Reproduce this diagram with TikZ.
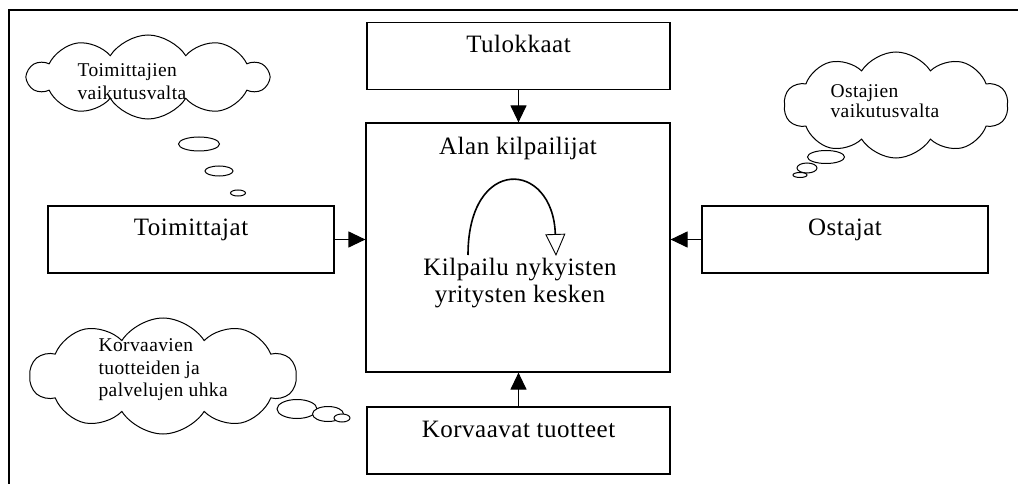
\documentclass[tikz,border=0pt]{standalone}
\usepackage{fontspec}
\setmainfont{Liberation Serif}[LetterSpace=2]
\usetikzlibrary{shapes.symbols,arrows.meta}
\tikzstyle{every picture}=[x=1pt, y=-1pt, line width=1.2pt,%
	>={Triangle[length=17pt,width=16pt]}]
\tikzstyle{laatikko}=[draw, rectangle, minimum width=303pt, inner sep=0pt,%
	text height=30pt, text depth=37pt, font=\fontsize{25}{30}\selectfont]
\tikzstyle{pilvi}=[draw, cloud, cloud puffs=10, cloud puff arc=115,%
	cloud ignores aspect, inner sep=0pt, line width=1pt]
\tikzstyle{pilviteksti}=[anchor=west, align=left, inner sep=0pt]
\tikzstyle{kupla}=[draw, fill=white, line width=1pt]

\begin{document}
\begin{tikzpicture}
\useasboundingbox (0,0) rectangle (1018,484);
\draw[line width=1.6pt] (9,484) -- (9,10) -- (1018,10);
\node[laatikko] (tulo) at (518.5,56) {Tulokkaat};
\node[laatikko, minimum width=304pt, text height=32pt, text depth=217pt] (kilp) at (518,247.5) {Alan kilpailijat};
\node[laatikko] (korv) at (518.5,440.5) {Korvaavat tuotteet};
\node[laatikko, minimum width=286pt] (toim) at (191,239.5) {Toimittajat};
\node[laatikko, minimum width=286pt] (osta) at (845,239.5) {Ostajat};
\draw[->] (tulo.south) -- (tulo.south |- kilp.north);
\draw[->] (korv.north) -- (korv.north |- kilp.south);
\draw[->] (toim.east) -- (toim.east -| kilp.west);
\draw[->] (osta.west) -- (osta.west -| kilp.east);
\coordinate (kierA) at (468,255);
\coordinate (kierB) at (556,256);
\draw[-{Triangle[open,length=22pt,width=20pt,line width=0.9pt]}, line width=1.6pt] (kierA) .. controls (468,155) and (553,160) .. (kierB);
\node[font=\fontsize{25}{27}\selectfont, align=center, inner sep=0pt] (kilpteksti) at (520,283) {Kilpailu nykyisten\\yritysten kesken};
\node[pilvi, minimum width=240pt, minimum height=84pt] (toimpilvi) at (148,77) {};
\node[pilviteksti, font=\fontsize{19.5}{23}\selectfont] (toimteksti) at (77,82) {Toimittajien\\vaikutusvalta};
\draw[kupla] (199,144) ellipse [x radius=20.5pt, y radius=7pt];
\draw[kupla] (219,171) ellipse [x radius=14pt, y radius=5pt];
\draw[kupla] (238,193) ellipse [x radius=7.5pt, y radius=3pt];
\node[pilvi, minimum width=224pt, minimum height=106pt] (ostapilvi) at (896,105) {};
\node[pilviteksti, font=\fontsize{19.5}{20}\selectfont] (ostateksti) at (830,101) {Ostajien\\vaikutusvalta};
\draw[kupla] (826,157) ellipse [x radius=18.5pt, y radius=6.5pt];
\draw[kupla] (807,168) ellipse [x radius=10pt, y radius=5pt];
\draw[kupla] (800,175) ellipse [x radius=7pt, y radius=2.5pt];
\node[pilvi, minimum width=266pt, minimum height=116pt] (korvpilvi) at (163,376) {};
\node[pilviteksti, font=\fontsize{19.5}{22.5}\selectfont] (korvteksti) at (98,370) {Korvaavien\\tuotteiden ja\\palvelujen uhka};
\draw[kupla] (297,409) ellipse [x radius=20pt, y radius=9.5pt];
\draw[kupla] (328,414) ellipse [x radius=15.5pt, y radius=7.5pt];
\draw[kupla] (342,418) ellipse [x radius=8pt, y radius=4pt];
\end{tikzpicture}
\end{document}
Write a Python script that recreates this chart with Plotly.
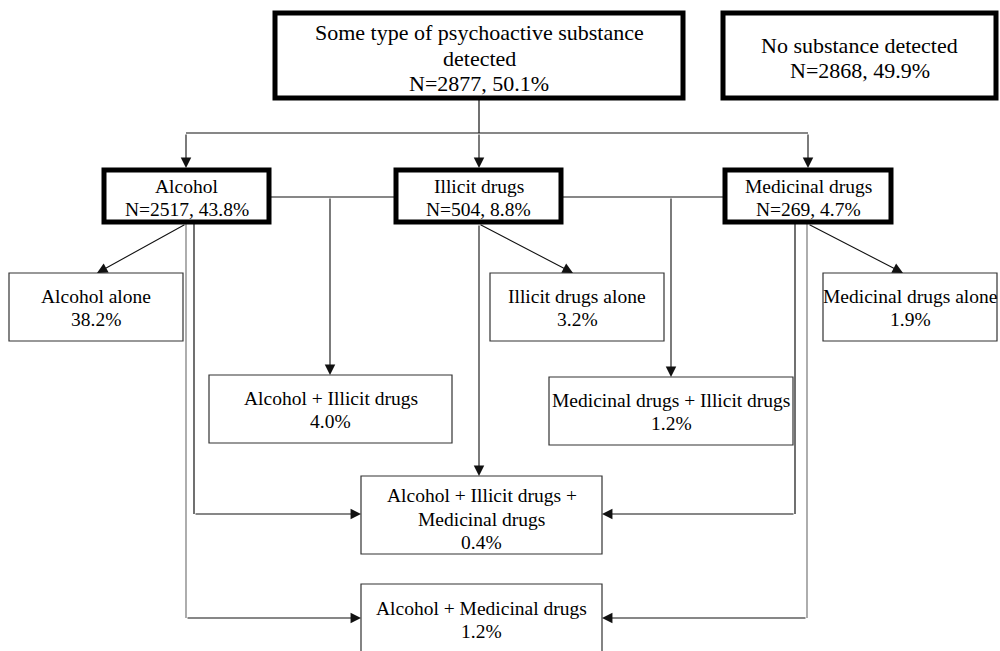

:: Written request ::
The records above are to be quoted exactly, with all pictures left out.

:: Right answer ::
Reproduce this diagram with TikZ.
\documentclass[tikz,border=0pt]{standalone}
\usepackage{fontspec}
\setmainfont{Liberation Serif}[LetterSpace=2]
\usetikzlibrary{shapes.symbols,arrows.meta}
\tikzstyle{every picture}=[x=1pt, y=-1pt, line width=1.2pt,%
	>={Triangle[length=17pt,width=16pt]}]
\tikzstyle{laatikko}=[draw, rectangle, minimum width=303pt, inner sep=0pt,%
	text height=30pt, text depth=37pt, font=\fontsize{25}{30}\selectfont]
\tikzstyle{pilvi}=[draw, cloud, cloud puffs=10, cloud puff arc=115,%
	cloud ignores aspect, inner sep=0pt, line width=1pt]
\tikzstyle{pilviteksti}=[anchor=west, align=left, inner sep=0pt]
\tikzstyle{kupla}=[draw, fill=white, line width=1pt]

\begin{document}
\begin{tikzpicture}
\useasboundingbox (0,0) rectangle (1018,484);
\draw[line width=1.6pt] (9,484) -- (9,10) -- (1018,10);
\node[laatikko] (tulo) at (518.5,56) {Tulokkaat};
\node[laatikko, minimum width=304pt, text height=32pt, text depth=217pt] (kilp) at (518,247.5) {Alan kilpailijat};
\node[laatikko] (korv) at (518.5,440.5) {Korvaavat tuotteet};
\node[laatikko, minimum width=286pt] (toim) at (191,239.5) {Toimittajat};
\node[laatikko, minimum width=286pt] (osta) at (845,239.5) {Ostajat};
\draw[->] (tulo.south) -- (tulo.south |- kilp.north);
\draw[->] (korv.north) -- (korv.north |- kilp.south);
\draw[->] (toim.east) -- (toim.east -| kilp.west);
\draw[->] (osta.west) -- (osta.west -| kilp.east);
\coordinate (kierA) at (468,255);
\coordinate (kierB) at (556,256);
\draw[-{Triangle[open,length=22pt,width=20pt,line width=0.9pt]}, line width=1.6pt] (kierA) .. controls (468,155) and (553,160) .. (kierB);
\node[font=\fontsize{25}{27}\selectfont, align=center, inner sep=0pt] (kilpteksti) at (520,283) {Kilpailu nykyisten\\yritysten kesken};
\node[pilvi, minimum width=240pt, minimum height=84pt] (toimpilvi) at (148,77) {};
\node[pilviteksti, font=\fontsize{19.5}{23}\selectfont] (toimteksti) at (77,82) {Toimittajien\\vaikutusvalta};
\draw[kupla] (199,144) ellipse [x radius=20.5pt, y radius=7pt];
\draw[kupla] (219,171) ellipse [x radius=14pt, y radius=5pt];
\draw[kupla] (238,193) ellipse [x radius=7.5pt, y radius=3pt];
\node[pilvi, minimum width=224pt, minimum height=106pt] (ostapilvi) at (896,105) {};
\node[pilviteksti, font=\fontsize{19.5}{20}\selectfont] (ostateksti) at (830,101) {Ostajien\\vaikutusvalta};
\draw[kupla] (826,157) ellipse [x radius=18.5pt, y radius=6.5pt];
\draw[kupla] (807,168) ellipse [x radius=10pt, y radius=5pt];
\draw[kupla] (800,175) ellipse [x radius=7pt, y radius=2.5pt];
\node[pilvi, minimum width=266pt, minimum height=116pt] (korvpilvi) at (163,376) {};
\node[pilviteksti, font=\fontsize{19.5}{22.5}\selectfont] (korvteksti) at (98,370) {Korvaavien\\tuotteiden ja\\palvelujen uhka};
\draw[kupla] (297,409) ellipse [x radius=20pt, y radius=9.5pt];
\draw[kupla] (328,414) ellipse [x radius=15.5pt, y radius=7.5pt];
\draw[kupla] (342,418) ellipse [x radius=8pt, y radius=4pt];
\end{tikzpicture}
\end{document}
Write a Python script that recreates this chart with Plotly.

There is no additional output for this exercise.